DATASET RECORDS:
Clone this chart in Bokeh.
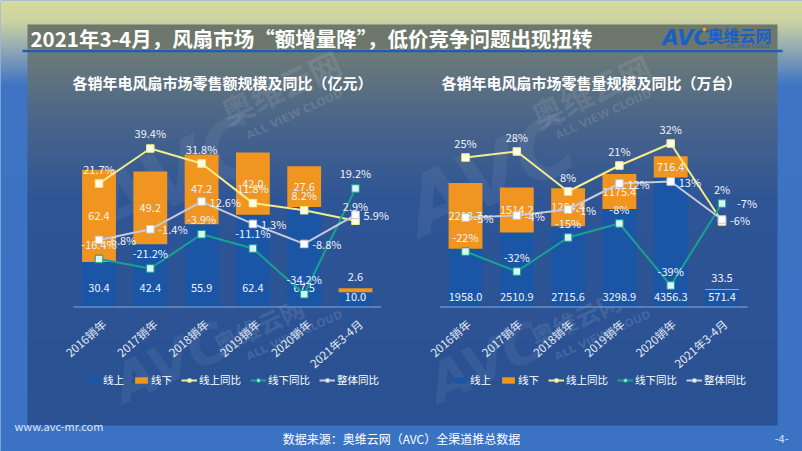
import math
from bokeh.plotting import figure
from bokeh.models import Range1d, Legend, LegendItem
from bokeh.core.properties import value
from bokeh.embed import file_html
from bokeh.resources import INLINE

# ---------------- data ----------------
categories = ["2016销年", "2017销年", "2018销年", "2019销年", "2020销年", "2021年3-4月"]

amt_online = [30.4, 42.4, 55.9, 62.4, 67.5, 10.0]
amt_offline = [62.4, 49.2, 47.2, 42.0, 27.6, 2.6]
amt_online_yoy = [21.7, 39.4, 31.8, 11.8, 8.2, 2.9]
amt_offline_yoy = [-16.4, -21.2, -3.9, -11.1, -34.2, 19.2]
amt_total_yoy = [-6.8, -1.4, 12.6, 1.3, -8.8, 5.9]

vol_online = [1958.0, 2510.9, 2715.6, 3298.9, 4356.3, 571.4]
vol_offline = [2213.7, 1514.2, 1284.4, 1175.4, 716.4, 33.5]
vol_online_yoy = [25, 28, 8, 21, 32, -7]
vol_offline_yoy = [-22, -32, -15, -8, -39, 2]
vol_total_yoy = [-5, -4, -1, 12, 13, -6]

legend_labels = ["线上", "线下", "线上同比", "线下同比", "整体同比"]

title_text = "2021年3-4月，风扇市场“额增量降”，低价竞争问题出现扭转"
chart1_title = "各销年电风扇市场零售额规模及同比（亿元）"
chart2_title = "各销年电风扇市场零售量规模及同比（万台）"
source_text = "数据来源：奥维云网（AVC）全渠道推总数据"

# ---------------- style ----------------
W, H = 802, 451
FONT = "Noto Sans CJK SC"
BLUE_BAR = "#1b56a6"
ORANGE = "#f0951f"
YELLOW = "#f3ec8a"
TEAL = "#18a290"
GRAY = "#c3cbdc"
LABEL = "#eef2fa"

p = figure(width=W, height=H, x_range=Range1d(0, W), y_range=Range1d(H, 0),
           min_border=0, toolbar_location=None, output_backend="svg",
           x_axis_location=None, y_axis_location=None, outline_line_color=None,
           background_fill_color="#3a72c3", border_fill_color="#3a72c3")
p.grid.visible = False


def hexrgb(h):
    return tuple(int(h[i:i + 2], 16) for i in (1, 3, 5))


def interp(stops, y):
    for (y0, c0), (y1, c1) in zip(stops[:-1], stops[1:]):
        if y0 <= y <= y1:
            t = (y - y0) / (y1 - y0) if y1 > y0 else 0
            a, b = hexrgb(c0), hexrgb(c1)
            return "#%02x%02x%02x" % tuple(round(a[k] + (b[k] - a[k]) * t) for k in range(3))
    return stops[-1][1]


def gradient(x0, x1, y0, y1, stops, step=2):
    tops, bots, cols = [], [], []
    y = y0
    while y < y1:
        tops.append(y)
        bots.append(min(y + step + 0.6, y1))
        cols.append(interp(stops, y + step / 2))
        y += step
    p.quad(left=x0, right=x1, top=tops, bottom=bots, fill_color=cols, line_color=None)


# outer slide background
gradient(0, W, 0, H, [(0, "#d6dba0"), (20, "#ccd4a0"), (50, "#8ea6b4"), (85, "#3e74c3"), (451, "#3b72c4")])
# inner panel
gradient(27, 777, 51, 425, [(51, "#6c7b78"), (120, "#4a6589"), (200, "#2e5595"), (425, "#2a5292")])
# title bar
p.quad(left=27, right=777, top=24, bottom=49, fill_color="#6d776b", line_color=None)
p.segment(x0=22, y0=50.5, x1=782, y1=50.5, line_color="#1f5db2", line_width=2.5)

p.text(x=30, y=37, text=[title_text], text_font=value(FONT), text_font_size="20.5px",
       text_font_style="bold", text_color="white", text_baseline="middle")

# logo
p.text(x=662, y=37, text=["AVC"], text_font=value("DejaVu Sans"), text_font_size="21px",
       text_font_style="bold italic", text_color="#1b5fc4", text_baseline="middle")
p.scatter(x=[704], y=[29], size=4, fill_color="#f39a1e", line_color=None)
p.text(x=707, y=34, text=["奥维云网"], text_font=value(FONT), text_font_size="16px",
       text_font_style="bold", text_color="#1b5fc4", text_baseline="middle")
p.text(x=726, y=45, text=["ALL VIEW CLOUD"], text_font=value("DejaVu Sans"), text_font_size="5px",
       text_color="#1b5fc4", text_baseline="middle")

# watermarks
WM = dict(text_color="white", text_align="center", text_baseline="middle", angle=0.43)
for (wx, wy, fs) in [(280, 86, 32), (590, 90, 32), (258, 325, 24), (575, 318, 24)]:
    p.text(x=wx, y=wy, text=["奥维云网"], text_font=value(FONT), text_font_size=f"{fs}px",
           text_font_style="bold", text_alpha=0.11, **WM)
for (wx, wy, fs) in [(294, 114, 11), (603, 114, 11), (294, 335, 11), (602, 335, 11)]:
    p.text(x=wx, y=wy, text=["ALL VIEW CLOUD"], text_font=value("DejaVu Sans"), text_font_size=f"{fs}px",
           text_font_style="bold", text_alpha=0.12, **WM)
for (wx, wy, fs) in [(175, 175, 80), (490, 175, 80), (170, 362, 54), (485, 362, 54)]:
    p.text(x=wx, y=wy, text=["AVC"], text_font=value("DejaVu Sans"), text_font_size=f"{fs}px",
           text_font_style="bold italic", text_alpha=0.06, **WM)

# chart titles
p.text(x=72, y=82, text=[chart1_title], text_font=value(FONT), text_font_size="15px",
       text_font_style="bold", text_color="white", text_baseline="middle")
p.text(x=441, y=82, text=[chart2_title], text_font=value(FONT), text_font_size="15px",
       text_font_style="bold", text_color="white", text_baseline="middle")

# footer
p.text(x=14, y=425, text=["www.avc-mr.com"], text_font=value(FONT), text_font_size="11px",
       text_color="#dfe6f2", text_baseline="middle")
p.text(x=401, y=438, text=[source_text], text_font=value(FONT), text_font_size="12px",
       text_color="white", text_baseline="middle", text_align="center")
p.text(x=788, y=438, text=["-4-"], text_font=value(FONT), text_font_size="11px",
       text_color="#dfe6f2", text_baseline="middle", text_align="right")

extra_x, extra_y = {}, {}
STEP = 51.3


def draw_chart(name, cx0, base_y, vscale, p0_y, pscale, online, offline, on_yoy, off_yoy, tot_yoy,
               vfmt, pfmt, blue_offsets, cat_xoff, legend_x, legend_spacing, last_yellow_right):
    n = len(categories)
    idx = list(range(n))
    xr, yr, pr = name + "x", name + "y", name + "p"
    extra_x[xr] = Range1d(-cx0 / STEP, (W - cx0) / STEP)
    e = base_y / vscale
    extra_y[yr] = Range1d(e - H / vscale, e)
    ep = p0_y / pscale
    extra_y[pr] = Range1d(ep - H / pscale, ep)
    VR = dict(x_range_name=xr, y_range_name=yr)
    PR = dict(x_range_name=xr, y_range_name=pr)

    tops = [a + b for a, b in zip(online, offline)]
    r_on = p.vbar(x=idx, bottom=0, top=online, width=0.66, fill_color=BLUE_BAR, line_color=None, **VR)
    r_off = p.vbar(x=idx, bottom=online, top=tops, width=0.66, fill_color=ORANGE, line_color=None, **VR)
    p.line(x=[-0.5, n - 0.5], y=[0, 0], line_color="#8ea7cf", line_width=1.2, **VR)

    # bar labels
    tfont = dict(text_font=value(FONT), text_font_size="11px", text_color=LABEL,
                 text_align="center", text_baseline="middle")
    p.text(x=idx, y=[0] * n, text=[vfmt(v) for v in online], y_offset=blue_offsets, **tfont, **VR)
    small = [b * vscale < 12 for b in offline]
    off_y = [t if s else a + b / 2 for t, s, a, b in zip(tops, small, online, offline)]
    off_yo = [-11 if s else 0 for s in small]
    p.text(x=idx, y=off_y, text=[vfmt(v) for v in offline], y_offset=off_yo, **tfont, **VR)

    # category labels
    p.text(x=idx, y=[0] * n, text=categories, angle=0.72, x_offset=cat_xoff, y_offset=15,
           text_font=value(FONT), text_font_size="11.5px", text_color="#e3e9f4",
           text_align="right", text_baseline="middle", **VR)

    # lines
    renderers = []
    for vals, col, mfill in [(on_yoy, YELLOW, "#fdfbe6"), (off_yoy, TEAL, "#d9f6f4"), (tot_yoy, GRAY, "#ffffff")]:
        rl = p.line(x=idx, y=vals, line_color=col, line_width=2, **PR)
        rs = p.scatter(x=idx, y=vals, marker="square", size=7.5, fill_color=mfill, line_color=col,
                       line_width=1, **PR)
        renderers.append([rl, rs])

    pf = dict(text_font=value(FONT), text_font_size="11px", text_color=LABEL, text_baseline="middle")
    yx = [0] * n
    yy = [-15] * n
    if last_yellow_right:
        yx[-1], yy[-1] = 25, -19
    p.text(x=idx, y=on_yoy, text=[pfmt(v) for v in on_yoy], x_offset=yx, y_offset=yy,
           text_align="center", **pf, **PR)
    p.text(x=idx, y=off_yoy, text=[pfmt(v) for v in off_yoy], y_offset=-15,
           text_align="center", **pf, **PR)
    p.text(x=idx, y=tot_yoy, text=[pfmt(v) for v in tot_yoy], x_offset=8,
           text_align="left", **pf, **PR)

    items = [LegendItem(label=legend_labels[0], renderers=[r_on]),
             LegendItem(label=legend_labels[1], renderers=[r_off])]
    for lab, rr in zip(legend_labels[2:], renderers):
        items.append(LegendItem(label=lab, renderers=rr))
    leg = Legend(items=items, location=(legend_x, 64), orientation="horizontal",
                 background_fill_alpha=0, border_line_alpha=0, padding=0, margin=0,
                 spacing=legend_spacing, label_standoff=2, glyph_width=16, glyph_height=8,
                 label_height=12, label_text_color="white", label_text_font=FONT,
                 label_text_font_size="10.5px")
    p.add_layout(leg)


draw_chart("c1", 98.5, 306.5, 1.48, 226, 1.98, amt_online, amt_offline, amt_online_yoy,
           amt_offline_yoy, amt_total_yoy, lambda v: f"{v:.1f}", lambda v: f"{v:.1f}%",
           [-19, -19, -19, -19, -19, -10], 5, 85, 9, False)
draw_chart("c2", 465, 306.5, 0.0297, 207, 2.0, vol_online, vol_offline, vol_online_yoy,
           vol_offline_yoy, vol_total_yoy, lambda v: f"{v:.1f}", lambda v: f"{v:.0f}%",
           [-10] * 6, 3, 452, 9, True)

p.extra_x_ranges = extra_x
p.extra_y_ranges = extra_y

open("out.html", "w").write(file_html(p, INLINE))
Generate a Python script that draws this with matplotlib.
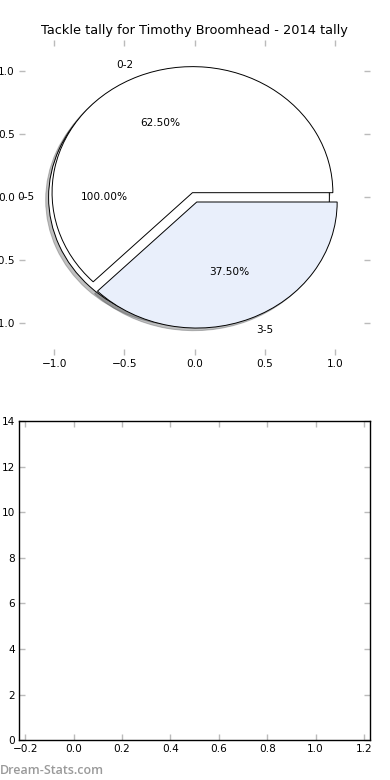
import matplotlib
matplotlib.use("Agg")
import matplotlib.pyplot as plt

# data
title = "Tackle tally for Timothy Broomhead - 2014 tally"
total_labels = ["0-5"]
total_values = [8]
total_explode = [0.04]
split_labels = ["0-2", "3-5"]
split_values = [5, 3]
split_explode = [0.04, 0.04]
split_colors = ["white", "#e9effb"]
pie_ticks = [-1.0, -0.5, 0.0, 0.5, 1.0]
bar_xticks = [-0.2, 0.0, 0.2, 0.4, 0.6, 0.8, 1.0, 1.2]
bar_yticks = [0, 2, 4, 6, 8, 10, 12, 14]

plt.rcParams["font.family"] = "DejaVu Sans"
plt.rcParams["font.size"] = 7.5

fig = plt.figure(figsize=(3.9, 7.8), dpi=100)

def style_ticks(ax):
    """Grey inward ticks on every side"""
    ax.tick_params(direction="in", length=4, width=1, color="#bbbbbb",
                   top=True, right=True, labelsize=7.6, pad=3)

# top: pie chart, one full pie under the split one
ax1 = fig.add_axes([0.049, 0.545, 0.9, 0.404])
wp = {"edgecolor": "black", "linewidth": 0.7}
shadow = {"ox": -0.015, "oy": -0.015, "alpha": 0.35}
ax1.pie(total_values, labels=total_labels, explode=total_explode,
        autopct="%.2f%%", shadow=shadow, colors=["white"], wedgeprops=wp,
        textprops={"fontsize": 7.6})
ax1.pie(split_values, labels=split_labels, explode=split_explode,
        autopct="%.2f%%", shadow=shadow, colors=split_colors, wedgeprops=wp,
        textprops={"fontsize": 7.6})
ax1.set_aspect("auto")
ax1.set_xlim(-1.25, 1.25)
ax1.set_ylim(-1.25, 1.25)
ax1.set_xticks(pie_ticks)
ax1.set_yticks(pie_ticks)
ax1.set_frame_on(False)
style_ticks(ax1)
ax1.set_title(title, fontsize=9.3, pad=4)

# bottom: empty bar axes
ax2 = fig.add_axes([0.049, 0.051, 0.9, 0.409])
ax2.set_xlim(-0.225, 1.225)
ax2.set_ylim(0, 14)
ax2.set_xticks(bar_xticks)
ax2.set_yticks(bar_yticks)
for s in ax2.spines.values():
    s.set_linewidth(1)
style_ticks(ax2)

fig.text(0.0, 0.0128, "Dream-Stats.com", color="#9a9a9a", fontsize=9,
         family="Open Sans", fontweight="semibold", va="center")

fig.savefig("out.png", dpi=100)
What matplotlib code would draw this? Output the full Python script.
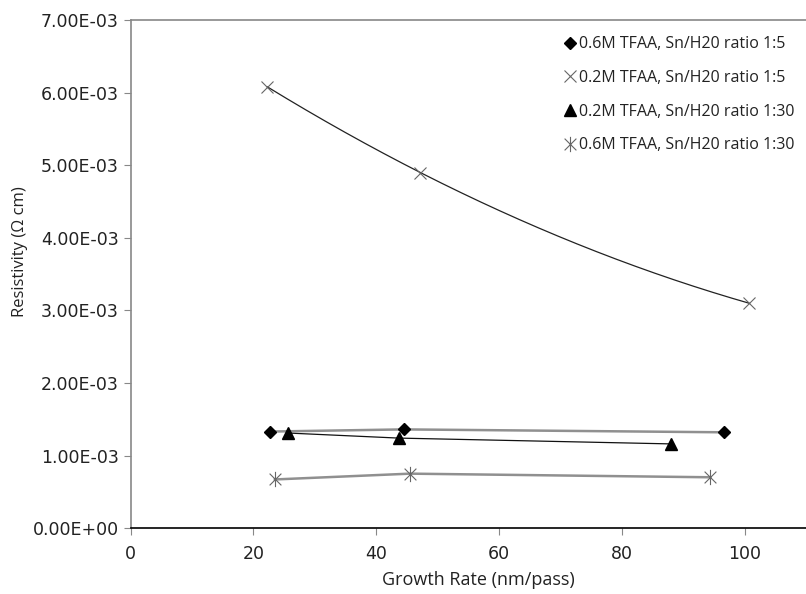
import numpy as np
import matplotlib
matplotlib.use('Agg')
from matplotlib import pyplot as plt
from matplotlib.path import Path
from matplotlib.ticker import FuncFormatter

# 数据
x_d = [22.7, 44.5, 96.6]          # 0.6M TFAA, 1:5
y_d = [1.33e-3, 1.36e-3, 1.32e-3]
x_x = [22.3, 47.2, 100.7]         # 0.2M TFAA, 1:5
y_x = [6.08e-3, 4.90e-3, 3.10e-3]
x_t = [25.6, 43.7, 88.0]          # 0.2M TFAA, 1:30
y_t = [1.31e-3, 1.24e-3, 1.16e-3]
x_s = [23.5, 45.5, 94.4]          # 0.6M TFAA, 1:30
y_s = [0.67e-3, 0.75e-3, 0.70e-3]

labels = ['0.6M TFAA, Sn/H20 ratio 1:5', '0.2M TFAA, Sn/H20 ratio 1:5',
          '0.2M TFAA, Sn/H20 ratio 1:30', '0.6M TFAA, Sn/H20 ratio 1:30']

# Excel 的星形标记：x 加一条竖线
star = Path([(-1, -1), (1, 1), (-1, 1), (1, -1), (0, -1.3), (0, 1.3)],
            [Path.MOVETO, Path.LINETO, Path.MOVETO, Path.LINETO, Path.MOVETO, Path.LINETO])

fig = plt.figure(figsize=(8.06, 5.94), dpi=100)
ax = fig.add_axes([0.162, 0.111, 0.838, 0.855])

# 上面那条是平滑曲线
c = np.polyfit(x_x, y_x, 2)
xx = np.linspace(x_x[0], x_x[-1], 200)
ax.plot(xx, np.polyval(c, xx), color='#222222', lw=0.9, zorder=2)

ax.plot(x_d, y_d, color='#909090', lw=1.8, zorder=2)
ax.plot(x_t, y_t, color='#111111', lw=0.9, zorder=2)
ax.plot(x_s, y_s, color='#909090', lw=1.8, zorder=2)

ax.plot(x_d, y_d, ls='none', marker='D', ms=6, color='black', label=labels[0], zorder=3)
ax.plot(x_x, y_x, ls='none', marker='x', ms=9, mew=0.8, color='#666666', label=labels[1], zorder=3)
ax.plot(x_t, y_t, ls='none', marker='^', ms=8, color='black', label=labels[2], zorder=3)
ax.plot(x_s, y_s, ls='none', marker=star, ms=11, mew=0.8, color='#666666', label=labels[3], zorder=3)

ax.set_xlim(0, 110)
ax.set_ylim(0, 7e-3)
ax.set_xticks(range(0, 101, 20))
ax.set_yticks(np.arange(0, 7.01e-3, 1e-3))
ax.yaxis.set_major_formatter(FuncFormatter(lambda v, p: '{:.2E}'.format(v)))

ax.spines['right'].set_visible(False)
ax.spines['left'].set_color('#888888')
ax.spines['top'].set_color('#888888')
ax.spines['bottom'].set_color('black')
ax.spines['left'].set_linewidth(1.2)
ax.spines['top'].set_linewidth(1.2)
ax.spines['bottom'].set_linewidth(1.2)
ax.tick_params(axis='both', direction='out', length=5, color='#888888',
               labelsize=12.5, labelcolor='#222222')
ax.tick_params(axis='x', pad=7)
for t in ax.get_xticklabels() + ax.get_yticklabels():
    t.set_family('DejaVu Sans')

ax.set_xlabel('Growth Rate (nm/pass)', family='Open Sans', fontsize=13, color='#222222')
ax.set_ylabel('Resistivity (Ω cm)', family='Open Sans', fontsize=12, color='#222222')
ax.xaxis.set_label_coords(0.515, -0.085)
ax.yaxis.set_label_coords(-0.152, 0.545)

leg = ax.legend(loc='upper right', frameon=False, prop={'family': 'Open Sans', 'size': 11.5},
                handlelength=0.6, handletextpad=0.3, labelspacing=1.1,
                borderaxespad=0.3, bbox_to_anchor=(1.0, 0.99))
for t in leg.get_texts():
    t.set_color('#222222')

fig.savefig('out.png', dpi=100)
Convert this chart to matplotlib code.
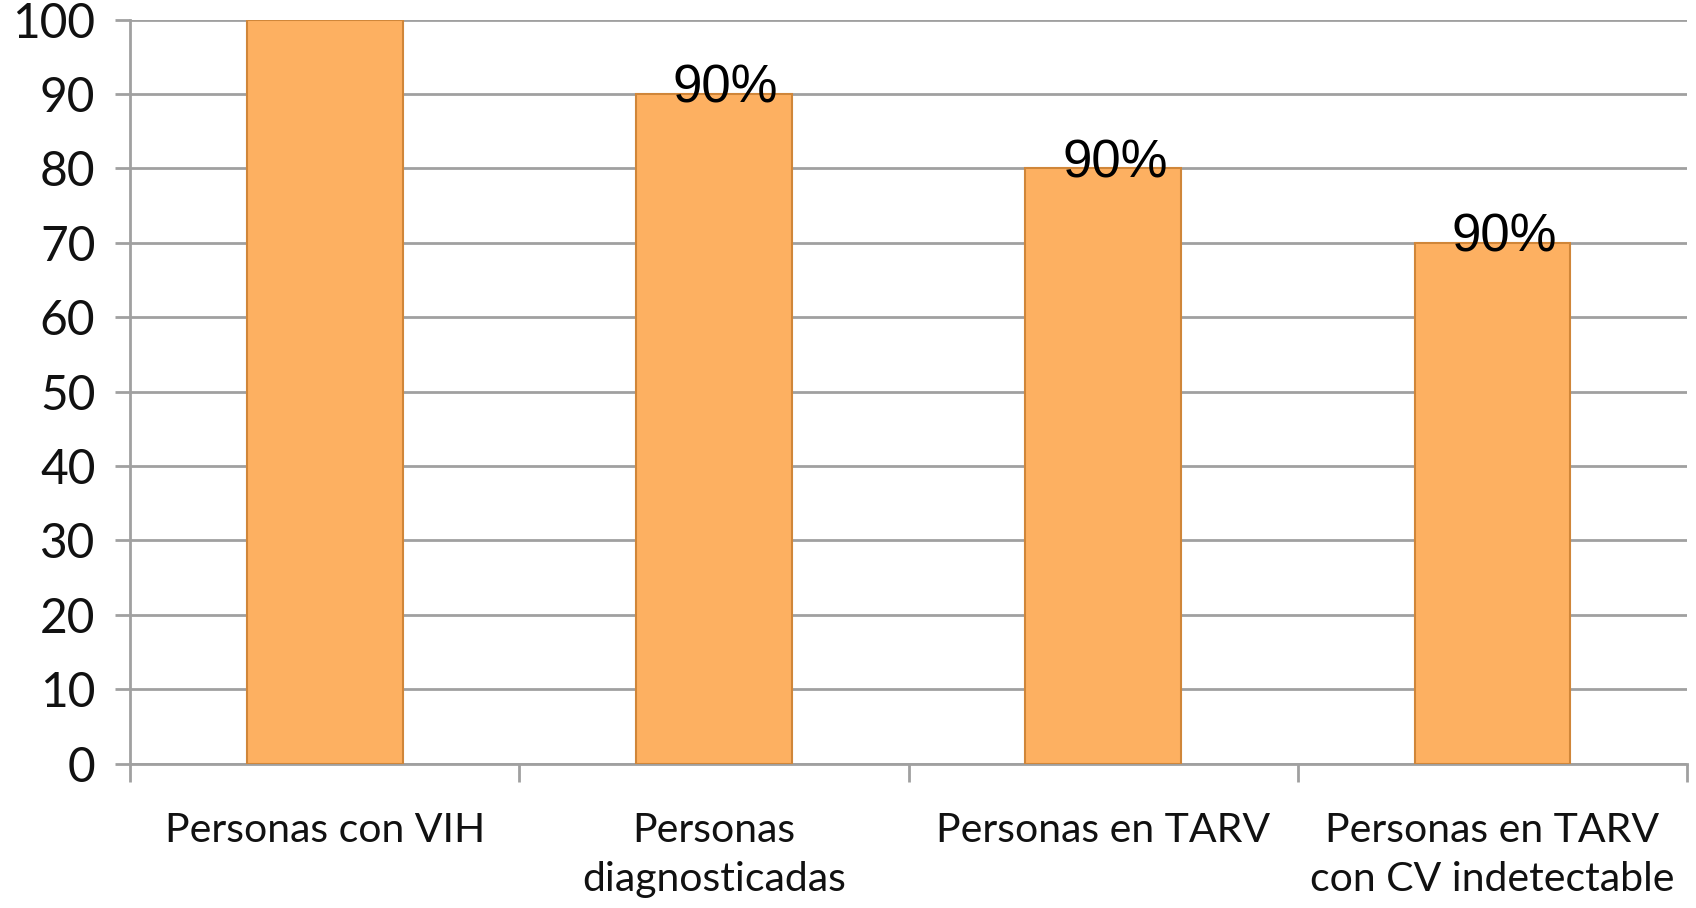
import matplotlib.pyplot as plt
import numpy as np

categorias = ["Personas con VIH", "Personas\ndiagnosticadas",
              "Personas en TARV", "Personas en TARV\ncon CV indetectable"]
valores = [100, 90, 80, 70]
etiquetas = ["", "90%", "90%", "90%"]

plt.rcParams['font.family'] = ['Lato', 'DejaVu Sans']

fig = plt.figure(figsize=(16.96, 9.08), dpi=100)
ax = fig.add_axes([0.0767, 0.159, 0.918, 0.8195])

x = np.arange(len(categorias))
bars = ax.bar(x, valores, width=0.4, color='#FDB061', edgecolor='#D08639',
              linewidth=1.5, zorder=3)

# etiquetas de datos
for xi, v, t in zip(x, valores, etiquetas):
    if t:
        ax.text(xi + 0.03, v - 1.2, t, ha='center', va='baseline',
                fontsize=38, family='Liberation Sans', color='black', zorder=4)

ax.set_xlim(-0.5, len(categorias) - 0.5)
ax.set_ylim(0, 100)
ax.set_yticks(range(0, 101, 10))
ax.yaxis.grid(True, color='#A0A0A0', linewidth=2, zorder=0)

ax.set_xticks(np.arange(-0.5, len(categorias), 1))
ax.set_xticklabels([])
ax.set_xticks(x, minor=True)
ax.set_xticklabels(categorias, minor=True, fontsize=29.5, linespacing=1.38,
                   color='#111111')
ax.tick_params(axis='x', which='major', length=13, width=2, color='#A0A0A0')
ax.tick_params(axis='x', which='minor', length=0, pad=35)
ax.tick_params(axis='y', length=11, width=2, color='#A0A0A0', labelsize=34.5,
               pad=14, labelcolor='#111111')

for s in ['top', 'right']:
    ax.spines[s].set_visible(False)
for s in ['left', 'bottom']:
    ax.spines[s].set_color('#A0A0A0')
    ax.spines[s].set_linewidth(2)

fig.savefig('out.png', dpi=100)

WHAT THE TASK ASKS: Only the lines from the one holding "What matplotlib code" to the one holding "from matplotlib.ticker import FuncFormatter" should be returned, both included and exactly as written, with no pictures.

THE SOLUTION:
What matplotlib code would draw this? Output the full Python script.
import numpy as np
import matplotlib
matplotlib.use('Agg')
from matplotlib import pyplot as plt
from matplotlib.path import Path
from matplotlib.ticker import FuncFormatter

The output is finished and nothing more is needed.